### [Data shown]
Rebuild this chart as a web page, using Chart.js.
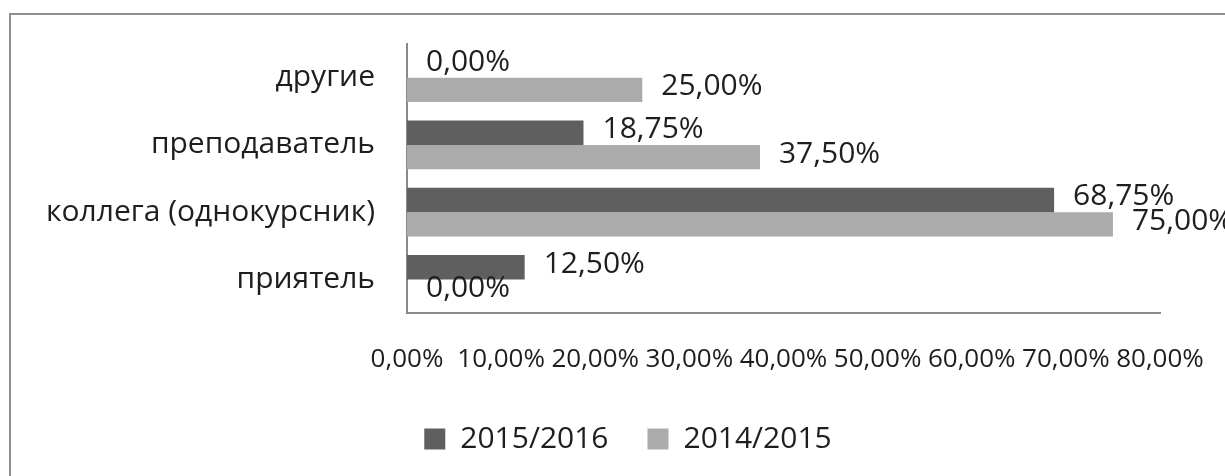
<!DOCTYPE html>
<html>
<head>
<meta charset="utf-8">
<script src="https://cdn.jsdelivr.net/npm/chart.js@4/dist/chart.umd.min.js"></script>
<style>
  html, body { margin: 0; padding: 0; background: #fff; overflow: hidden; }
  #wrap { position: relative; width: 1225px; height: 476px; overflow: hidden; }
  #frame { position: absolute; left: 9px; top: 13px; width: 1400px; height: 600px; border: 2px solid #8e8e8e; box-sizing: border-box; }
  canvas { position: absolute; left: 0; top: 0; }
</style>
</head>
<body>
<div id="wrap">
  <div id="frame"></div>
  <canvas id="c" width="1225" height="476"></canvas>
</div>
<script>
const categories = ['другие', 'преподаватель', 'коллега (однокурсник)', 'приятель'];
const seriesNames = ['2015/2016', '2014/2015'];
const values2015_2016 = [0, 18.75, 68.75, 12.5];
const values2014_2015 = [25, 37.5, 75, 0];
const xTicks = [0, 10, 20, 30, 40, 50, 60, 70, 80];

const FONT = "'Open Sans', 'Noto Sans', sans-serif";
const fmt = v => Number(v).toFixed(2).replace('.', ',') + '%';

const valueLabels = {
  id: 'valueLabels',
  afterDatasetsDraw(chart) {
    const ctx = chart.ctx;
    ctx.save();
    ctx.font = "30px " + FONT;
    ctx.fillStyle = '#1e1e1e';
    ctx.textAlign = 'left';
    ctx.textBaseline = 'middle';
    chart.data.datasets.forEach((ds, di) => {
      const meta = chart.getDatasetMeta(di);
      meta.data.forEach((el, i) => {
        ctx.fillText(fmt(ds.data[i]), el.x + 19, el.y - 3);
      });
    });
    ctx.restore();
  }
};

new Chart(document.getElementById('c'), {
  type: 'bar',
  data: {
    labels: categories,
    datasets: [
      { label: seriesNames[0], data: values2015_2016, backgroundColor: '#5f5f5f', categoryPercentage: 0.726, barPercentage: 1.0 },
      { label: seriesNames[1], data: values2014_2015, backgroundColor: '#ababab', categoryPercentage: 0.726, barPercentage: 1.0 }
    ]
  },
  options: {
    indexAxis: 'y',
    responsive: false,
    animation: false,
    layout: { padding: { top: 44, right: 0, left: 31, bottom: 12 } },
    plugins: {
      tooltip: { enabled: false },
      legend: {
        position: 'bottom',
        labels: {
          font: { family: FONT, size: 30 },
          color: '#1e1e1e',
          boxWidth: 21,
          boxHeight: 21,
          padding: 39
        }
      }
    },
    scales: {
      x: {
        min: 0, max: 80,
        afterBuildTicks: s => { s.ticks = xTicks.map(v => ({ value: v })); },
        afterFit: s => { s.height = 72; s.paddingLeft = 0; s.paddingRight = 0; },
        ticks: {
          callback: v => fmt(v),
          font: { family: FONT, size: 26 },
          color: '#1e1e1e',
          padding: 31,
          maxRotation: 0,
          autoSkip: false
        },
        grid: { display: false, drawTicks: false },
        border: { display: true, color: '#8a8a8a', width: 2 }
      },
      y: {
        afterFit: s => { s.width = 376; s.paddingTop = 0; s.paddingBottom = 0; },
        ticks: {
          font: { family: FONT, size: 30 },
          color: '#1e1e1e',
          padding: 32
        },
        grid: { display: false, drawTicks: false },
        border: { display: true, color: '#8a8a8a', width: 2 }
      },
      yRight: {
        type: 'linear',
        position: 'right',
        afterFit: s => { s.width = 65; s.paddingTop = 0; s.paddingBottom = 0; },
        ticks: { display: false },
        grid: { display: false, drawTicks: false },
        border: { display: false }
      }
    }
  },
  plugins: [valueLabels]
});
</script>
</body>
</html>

### [Task to carry out]
Repeat exactly and only the lines from the start of the data above through the line that holds "60, 70, 80];", inclusive. Pictures do not belong in the copy.

### [Solved problem]
Rebuild this chart as a web page, using Chart.js.
<!DOCTYPE html>
<html>
<head>
<meta charset="utf-8">
<script src="https://cdn.jsdelivr.net/npm/chart.js@4/dist/chart.umd.min.js"></script>
<style>
  html, body { margin: 0; padding: 0; background: #fff; overflow: hidden; }
  #wrap { position: relative; width: 1225px; height: 476px; overflow: hidden; }
  #frame { position: absolute; left: 9px; top: 13px; width: 1400px; height: 600px; border: 2px solid #8e8e8e; box-sizing: border-box; }
  canvas { position: absolute; left: 0; top: 0; }
</style>
</head>
<body>
<div id="wrap">
  <div id="frame"></div>
  <canvas id="c" width="1225" height="476"></canvas>
</div>
<script>
const categories = ['другие', 'преподаватель', 'коллега (однокурсник)', 'приятель'];
const seriesNames = ['2015/2016', '2014/2015'];
const values2015_2016 = [0, 18.75, 68.75, 12.5];
const values2014_2015 = [25, 37.5, 75, 0];
const xTicks = [0, 10, 20, 30, 40, 50, 60, 70, 80];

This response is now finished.